É enquanto excepcional monumento literário, português e europeu, que «Os Lusíadas» me interessam e não como bíblia de um qualquer patriotismo saudosista. E porque faço a Torcato Sepúlveda a justiça de não acreditar que ele seja dos que puxam logo de revólver quando ouvem falar d' «Os Lusíadas», sou levado a deplorar que ele veja na obra maior de Camões apenas este último aspecto e não tenha aprendido a nossa língua investindo um mínimo de trabalho sobre ela. Ter-se-ia apercebido da sua magnificência e de como, por isso mesmo, é importante um contacto mais fundo com o texto épico.
É talvez por isso que ele não terá compreendido, nem o sentido do que eu disse a tal respeito, nem as posições que tomei sobre outros assuntos, noutras ocasiões, que são chamados à colação em termos inexactos e muito discutíveis, mas que não vou aqui discutir. É talvez por isso que ele avança uma discreta forma de censura condicionante, que já foi, em tempos, exactamente a do nacional-zdanovismo, que só sabia ver n' «Os Lusíadas» o canto da expansão «imperialista» e não era sensível ao seu esplendoroso maneirismo: tratava-se de «encaminhar», «mais prudentemente», os alunos do secundário para lírica camoniana. A verdade é que uma coisa não deveria excluir a outra. A lírica também serve.
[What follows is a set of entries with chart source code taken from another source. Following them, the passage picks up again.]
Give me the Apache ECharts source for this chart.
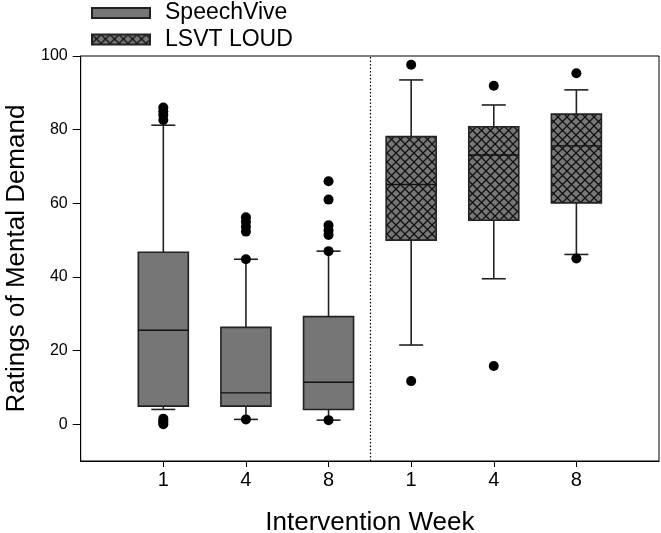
<!DOCTYPE html>
<html>
<head>
<meta charset="utf-8">
<script src="https://cdn.jsdelivr.net/npm/echarts@6/dist/echarts.min.js"></script>
<style>
html,body{margin:0;padding:0;background:#fff;}
#chart{width:661px;height:533px;}
</style>
</head>
<body>
<div id="chart"></div>
<script>
// ---- data ----
var groups = ['SpeechVive', 'LSVT LOUD'];
var tickLabels = ['1', '4', '8', '1', '4', '8'];
var positions = [1, 2, 3, 4, 5, 6];
var yTicks = [0, 20, 40, 60, 80, 100];
// [lowerWhisker, q1, median, q3, upperWhisker]
var speechViveBoxes = [
  [4.0, 4.9, 25.5, 46.7, 81.2],
  [1.3, 4.9, 8.5, 26.3, 44.8],
  [1.1, 4.0, 11.4, 29.2, 47.0]
];
var lsvtBoxes = [
  [21.5, 50.0, 65.1, 78.1, 93.5],
  [39.5, 55.4, 73.1, 80.8, 86.7],
  [46.1, 60.1, 75.6, 84.2, 90.8]
];
// outliers per position
var speechViveOutliers = [
  [86.0, 85.0, 84.0, 82.6, 1.5, 1.0, 0.5, 0.0],
  [56.2, 55.0, 53.6, 52.3, 44.8, 1.3],
  [66.0, 61.0, 54.0, 52.6, 51.4, 47.0, 1.1]
];
var lsvtOutliers = [
  [97.6, 11.7],
  [91.9, 15.8],
  [95.3, 45.0]
];
var dividerAt = 3.5;

// ---- build ----
function makeHatch() {
  var s = 9;
  var c = document.createElement('canvas');
  c.width = s; c.height = s;
  var g = c.getContext('2d');
  g.fillStyle = '#777777';
  g.fillRect(0, 0, s, s);
  g.strokeStyle = '#111111';
  g.lineWidth = 1.3;
  g.beginPath();
  g.moveTo(0, 0); g.lineTo(s, s);
  g.moveTo(0, s); g.lineTo(s, 0);
  g.stroke();
  return c;
}
var hatch = {image: makeHatch(), repeat: 'repeat'};
var solidFill = '#767676';

function boxData(boxes, offset) {
  return boxes.map(function (b, i) {
    return [positions[offset + i]].concat(b);
  });
}
function outlierData(list, offset) {
  var out = [];
  list.forEach(function (vals, i) {
    vals.forEach(function (v) { out.push([positions[offset + i], v]); });
  });
  return out;
}

function renderBox(fill) {
  return function (params, api) {
    var x = api.value(0);
    var lo = api.coord([x, api.value(1)]);
    var q1 = api.coord([x, api.value(2)]);
    var md = api.coord([x, api.value(3)]);
    var q3 = api.coord([x, api.value(4)]);
    var hi = api.coord([x, api.value(5)]);
    var cx = lo[0];
    var bw = 50, cw = 24;
    var ls = {stroke: '#222', lineWidth: 1.6};
    return {
      type: 'group',
      children: [
        {type: 'line', shape: {x1: cx, y1: hi[1], x2: cx, y2: q3[1]}, style: ls},
        {type: 'line', shape: {x1: cx, y1: q1[1], x2: cx, y2: lo[1]}, style: ls},
        {type: 'line', shape: {x1: cx - cw / 2, y1: hi[1], x2: cx + cw / 2, y2: hi[1]}, style: ls},
        {type: 'line', shape: {x1: cx - cw / 2, y1: lo[1], x2: cx + cw / 2, y2: lo[1]}, style: ls},
        {type: 'rect', shape: {x: cx - bw / 2, y: q3[1], width: bw, height: q1[1] - q3[1]},
          style: {fill: fill, stroke: '#222', lineWidth: 1.6}},
        {type: 'line', shape: {x1: cx - bw / 2, y1: md[1], x2: cx + bw / 2, y2: md[1]}, style: {stroke: '#111', lineWidth: 1.4}}
      ]
    };
  };
}

var chart = echarts.init(document.getElementById('chart'));
var fontFam = 'Liberation Sans, Arial, sans-serif';
chart.setOption({
  animation: false,
  textStyle: {fontFamily: fontFam, color: '#000'},
  legend: {
    data: groups,
    orient: 'vertical',
    left: 91, top: 1.5, padding: 0,
    itemWidth: 58, itemHeight: 10, itemGap: 3.5,
    icon: 'rect',
    textStyle: {fontSize: 23, lineHeight: 23, color: '#000', fontFamily: fontFam, padding: [0, 0, 0, 10]}
  },
  grid: {left: 80.7, right: 2, top: 56, bottom: 72, show: true, borderColor: '#000', borderWidth: 1,
    containLabel: false, outerBoundsMode: 'none'},
  xAxis: {
    type: 'value', min: 0, max: 7, interval: 1,
    name: 'Intervention Week', nameLocation: 'middle', nameGap: 49,
    nameTextStyle: {fontSize: 26, color: '#000', fontFamily: fontFam},
    axisLine: {show: true, onZero: false, lineStyle: {color: '#000', width: 1}},
    axisTick: {show: true, length: 6, customValues: positions, lineStyle: {color: '#000'}},
    axisLabel: {customValues: positions, fontSize: 20, color: '#000', margin: 9,
      formatter: function (v) { var i = positions.indexOf(v); return i >= 0 ? tickLabels[i] : ''; }},
    splitLine: {show: false}
  },
  yAxis: {
    type: 'value', min: -10, max: 100, interval: 10,
    name: 'Ratings of Mental Demand', nameLocation: 'middle', nameGap: 49,
    nameTextStyle: {fontSize: 26, color: '#000', fontFamily: fontFam},
    axisLine: {show: true, onZero: false, lineStyle: {color: '#000', width: 1}},
    axisTick: {show: true, length: 8, customValues: yTicks, lineStyle: {color: '#000'}},
    axisLabel: {customValues: yTicks, fontSize: 16, color: '#000', margin: 13},
    splitLine: {show: false}
  },
  series: [
    {
      name: 'SpeechVive', type: 'custom', renderItem: renderBox(solidFill),
      itemStyle: {color: solidFill, borderColor: '#222', borderWidth: 1.5},
      data: boxData(speechViveBoxes, 0), z: 2
    },
    {
      name: 'LSVT LOUD', type: 'custom', renderItem: renderBox(hatch),
      itemStyle: {color: hatch, borderColor: '#222', borderWidth: 1.5},
      data: boxData(lsvtBoxes, 3), z: 2
    },
    {
      name: 'outliers', type: 'scatter', symbol: 'circle', symbolSize: 10,
      itemStyle: {color: '#000', opacity: 1},
      data: outlierData(speechViveOutliers, 0).concat(outlierData(lsvtOutliers, 3)),
      z: 3,
      markLine: {
        silent: true, symbol: 'none', label: {show: false},
        lineStyle: {color: '#000', type: [1.5, 2], width: 1.2},
        data: [{xAxis: dividerAt}]
      }
    }
  ]
});
</script>
</body>
</html>
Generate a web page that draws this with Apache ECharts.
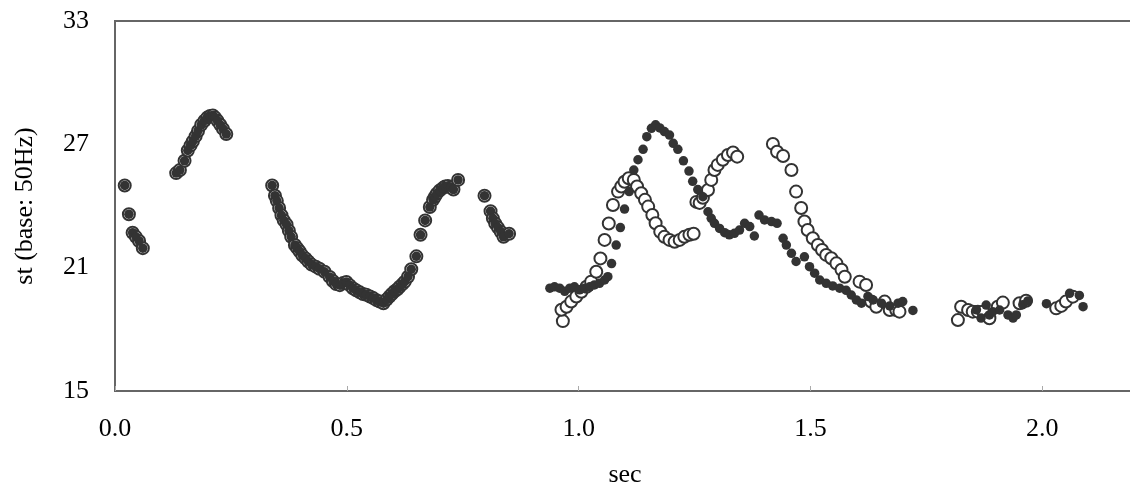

Aliás, a divisão das orações não passa de uma força de expressão que toma a parte pelo todo e não constitui, está bem dever, o único exercício a que os estudantes deviam ser obrigados em tal matéria.
Enfim, e como não costumo misturar alhos com bugalhos, limito-me a expressar a minha surpresa pela utilização de tais processos por um jornalista que respeito e que costuma tomar posições que, em geral, considero judiciosas e equilibradas. Afinal quem tem medo do Canto IX?
Vasco Graça Moura
N. R.: Nunca puxo do revólver, artefacto que, aliás, não possuo. Nunca fui nacional-zdanovista. Não retiro uma linha ao que escrevi no «Livro de Reclamações», porque continuo convencido da justeza do que escrevi. Mas não tenho dúvidas em declarar a minha admiração pela frontalidade e boa educação de Vasco Graça Moura. Virtudes cada vez mais raras... T.S.